International Indifference and Ideological Immunity

The global response has institutionalized paralysis. Western governments offer declarative opposition to settlements and occupation while funding the mechanisms that sustain them. Aid programs, security cooperation, and diplomatic immunity protect the structure from external pressure. Humanitarian interventions subsidize occupation by reducing its costs. Legal instruments such as the Geneva Convention have been ignored or reinterpreted to accommodate Israeli exceptionalism. Structural complicity extends beyond silence. It includes active participation in the maintenance of the prison system.

The Enduring Logic of Elimination

Zionist settler colonialism functions through displacement and replacement. The mega-prison is a spatial expression of this logic. It contains, monitors, and erodes the presence of the indigenous population. Ethnic cleansing remains a strategic tool, not through mass expulsions but through gradual attrition—land seizure, home demolitions, economic suffocation, and forced migration. The prison’s perimeter tightens not only through walls but through exhaustion. Exit becomes the only relief. Those who stay endure perpetual surveillance and systemic degradation.

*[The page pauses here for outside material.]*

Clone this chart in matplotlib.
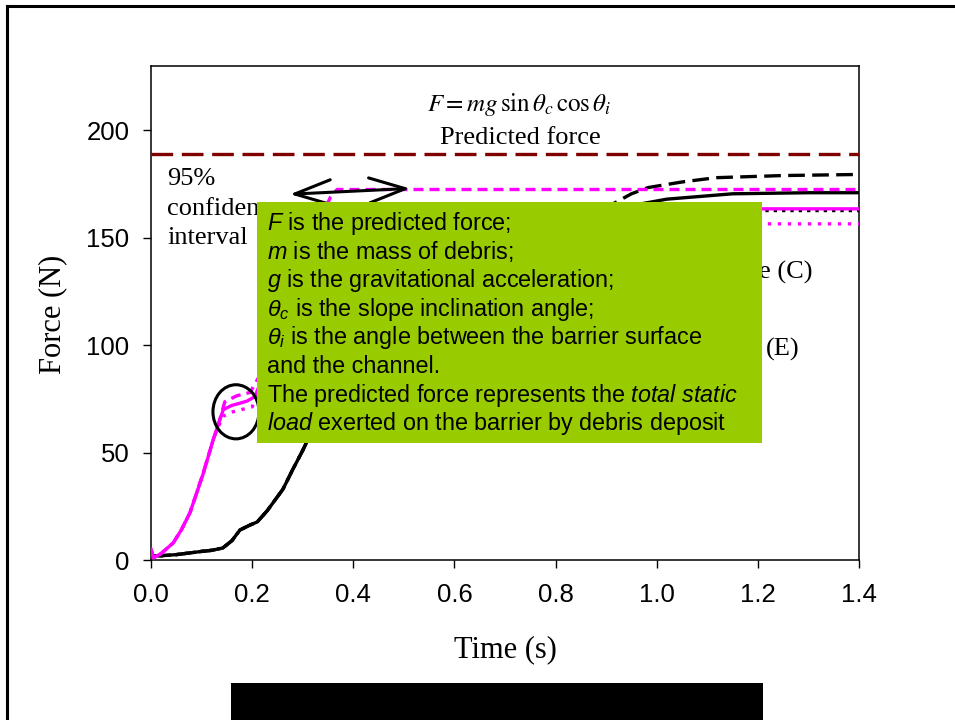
import matplotlib
matplotlib.use("Agg")
import matplotlib.pyplot as plt
from matplotlib.patches import Rectangle, Ellipse
from matplotlib.lines import Line2D

plt.rcParams['mathtext.fontset'] = 'custom'
plt.rcParams['mathtext.rm'] = 'Liberation Sans'
plt.rcParams['mathtext.it'] = 'Liberation Sans:italic'

SERIF = 'Liberation Serif'
SANS = 'Liberation Sans'

## Data (parts under the green box are estimated)
# magenta series
t_mag_solid = [0, 0.005, 0.02, 0.044, 0.06, 0.077, 0.09, 0.103, 0.113, 0.123, 0.133,
               0.143, 0.16, 0.176, 0.19, 0.205, 0.23, 0.26, 0.29, 0.32, 0.345, 0.36,
               0.38, 0.42, 0.6, 0.8, 1.0, 1.2, 1.4]
f_mag_solid = [5, 1, 3, 8, 14, 22, 31, 40, 48, 56, 63,
               70, 72, 73, 74, 76, 90, 115, 140, 155, 160, 162,
               163, 163.5, 163.5, 163.5, 163.5, 163.5, 163.5]

t_mag_dash = [0, 0.005, 0.02, 0.044, 0.06, 0.077, 0.09, 0.103, 0.113, 0.123, 0.133,
              0.146, 0.17, 0.196, 0.22, 0.25, 0.28, 0.31, 0.335, 0.345, 0.355, 0.368,
              0.45, 0.6, 0.8, 1.0, 1.2, 1.4]
f_mag_dash = [5, 1, 3, 8, 14, 22, 31, 40.5, 48, 56, 63,
              73.7, 76.5, 78, 88, 110, 135, 155, 162, 164, 169, 172.5,
              172.5, 172.5, 172.5, 172.5, 172.5, 172.5]

t_mag_dot = [0, 0.005, 0.02, 0.044, 0.06, 0.077, 0.09, 0.103, 0.113, 0.123, 0.133,
             0.143, 0.162, 0.2, 0.23, 0.26, 0.29, 0.32, 0.35, 0.4, 0.6, 0.8, 1.0, 1.2, 1.4]
f_mag_dot = [5, 1, 3, 8, 14, 22, 31, 40, 48, 56, 62,
             67, 69, 71.3, 85, 110, 135, 150, 155, 156.5, 156.5, 156.5, 156.5, 156.5, 156.5]

# black series (early rise is shared)
t_blk_rise = [0, 0.02, 0.05, 0.077, 0.1, 0.12, 0.142, 0.16, 0.176, 0.196, 0.21, 0.23,
              0.261, 0.28, 0.3, 0.308, 0.35, 0.4, 0.5, 0.6, 0.7, 0.8]
f_blk_rise = [2, 2, 2.5, 3.3, 4, 4.5, 5.6, 9, 14, 16.3, 17.7, 23,
              33, 42, 51, 55, 80, 105, 135, 150, 156, 159]

t_blk_solid = t_blk_rise + [0.9, 0.95, 1.02, 1.15, 1.3, 1.4]
f_blk_solid = f_blk_rise + [162, 165, 168, 170.5, 171, 171]

t_blk_dash = t_blk_rise + [0.9, 0.915, 0.95, 0.983, 1.05, 1.117, 1.25, 1.4]
f_blk_dash = f_blk_rise + [161, 166, 170.5, 173.4, 176, 178, 179, 179.5]

t_blk_dot = t_blk_rise + [0.9, 1.0, 1.2, 1.4]
f_blk_dot = f_blk_rise + [160, 162, 162.7, 162.7]

predicted_force = 189.0

xticks = [0.0, 0.2, 0.4, 0.6, 0.8, 1.0, 1.2, 1.4]
yticks = [0, 50, 100, 150, 200]

box_lines = [
    r"$\mathit{F}$ is the predicted force;",
    r"$\mathit{m}$ is the mass of debris;",
    r"$\mathit{g}$ is the gravitational acceleration;",
    r"$\theta_c$ is the slope inclination angle;",
    r"$\theta_i$ is the angle between the barrier surface",
    "and the channel.",
    r"The predicted force represents the $\mathit{total\ static}$",
    r"$\mathit{load}$ exerted on the barrier by debris deposit",
]

## Figure
W, H = 955, 720
fig = plt.figure(figsize=(W / 100, H / 100), dpi=100)
ax = fig.add_axes([151 / W, 1 - 560 / H, (859 - 151) / W, (560 - 66) / H])

ax.plot(t_blk_dash, f_blk_dash, color='black', lw=2.4, dashes=(5, 2.2), zorder=3)
ax.plot(t_blk_dot, f_blk_dot, color='black', lw=2.4, dashes=(1, 1.5), zorder=3)
ax.plot(t_blk_solid, f_blk_solid, color='black', lw=2.4, zorder=3)
ax.plot(t_mag_dot, f_mag_dot, color='#FF00FF', lw=2.4, dashes=(1, 2.0), zorder=3)
ax.plot(t_mag_dash, f_mag_dash, color='#FF00FF', lw=2.4, dashes=(3.0, 1.8), zorder=3)
ax.plot(t_mag_solid, f_mag_solid, color='#FF00FF', lw=2.4, zorder=3)

ax.axhline(predicted_force, color='#800000', lw=2.4, dashes=(6.5, 2.6), zorder=4)

ax.set_xlim(0, 1.4)
ax.set_ylim(0, 230)
ax.set_xticks(xticks)
ax.set_xticklabels(['%.1f' % v for v in xticks])
ax.set_yticks(yticks)
ax.tick_params(axis='both', direction='out', length=5.5, width=1, labelsize=18.5)
ax.tick_params(axis='x', pad=11)
ax.tick_params(axis='y', pad=10)
for lab in ax.get_xticklabels() + ax.get_yticklabels():
    lab.set_fontfamily(SANS)
for s in ax.spines.values():
    s.set_linewidth(1.1)

ax.set_xlabel('Time (s)', fontsize=22, family=SERIF, va='center')
ax.set_ylabel('Force (N)', fontsize=22, family=SERIF, va='center')
ax.xaxis.set_label_coords(0.5, -0.182)
ax.yaxis.set_label_coords(-0.1384, 0.497)

# annotations in data space
ax.text(0.7275, 209, r'$F = mg\,\sin\theta_c\,\cos\theta_i$', fontsize=18,
        ha='center', va='baseline', math_fontfamily='stix')
ax.text(0.73, 193.5, 'Predicted force', fontsize=19, family=SERIF,
        ha='center', va='baseline')
ax.text(0.0316, 174.8, '95%', fontsize=19, family=SERIF, va='baseline')
ax.text(0.0316, 160.8, 'confidence', fontsize=19, family=SERIF, va='baseline')
ax.text(0.0316, 146.9, 'interval', fontsize=19, family=SERIF, va='baseline')
ax.annotate('', xy=(0.512, 173.0), xytext=(0.275, 170.3),
            arrowprops=dict(arrowstyle='<->,head_length=1.3,head_width=0.45',
                            color='black', lw=2.2, mutation_scale=20,
                            shrinkA=0, shrinkB=0), zorder=5)
ax.add_patch(Ellipse((0.168, 69), 0.091, 25.2, fill=False, ec='black', lw=2.2,
                     zorder=5))

# partly hidden curve labels
fig.text(759 / W, 1 - 279 / H, 'e (C)', fontsize=19, family=SERIF, va='baseline')
fig.text(766 / W, 1 - 356 / H, '(E)', fontsize=19, family=SERIF, va='baseline')

# green note box over the plot
fig.add_artist(Rectangle((257 / W, 1 - 443 / H), (762 - 257) / W, (443 - 202) / H,
                         transform=fig.transFigure, fc='#99CC00', ec='none', zorder=5))
for i, line in enumerate(box_lines):
    base = 230 + i * 28.6
    fig.text(267 / W, 1 - base / H, line, fontsize=16.8, family=SANS,
             va='baseline', math_fontfamily='custom', zorder=6)

# black bar at the bottom and outer frame
fig.add_artist(Rectangle((231 / W, 0), (763 - 231) / W, (720 - 683) / H,
                         transform=fig.transFigure, fc='black', ec='none', zorder=5))
fig.add_artist(Line2D([7 / W, 1], [1 - 5.5 / H, 1 - 5.5 / H], transform=fig.transFigure,
                      color='black', lw=2.2, zorder=6))
fig.add_artist(Line2D([7 / W, 7 / W], [0, 1 - 5.5 / H], transform=fig.transFigure,
                      color='black', lw=2.2, zorder=6))

fig.savefig('out.png', dpi=100)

Conclusion: The Carceral Continuum

The Biggest Prison on Earth reveals the Israeli occupation as a carceral regime engineered for permanence. It documents how state institutions designed, implemented, and refined a control system that governs millions through legal suspension, spatial fragmentation, and administrative violence. The book challenges the lexicon of occupation, proposing a shift toward frameworks that acknowledge the settler colonial roots of Israeli policy. It presents a history of domination crafted through planning, executed through governance, and sustained through global acquiescence. The mega-prison persists not through force alone but through systemic coherence. Its dismantlement requires confronting not an occupation but an ideology.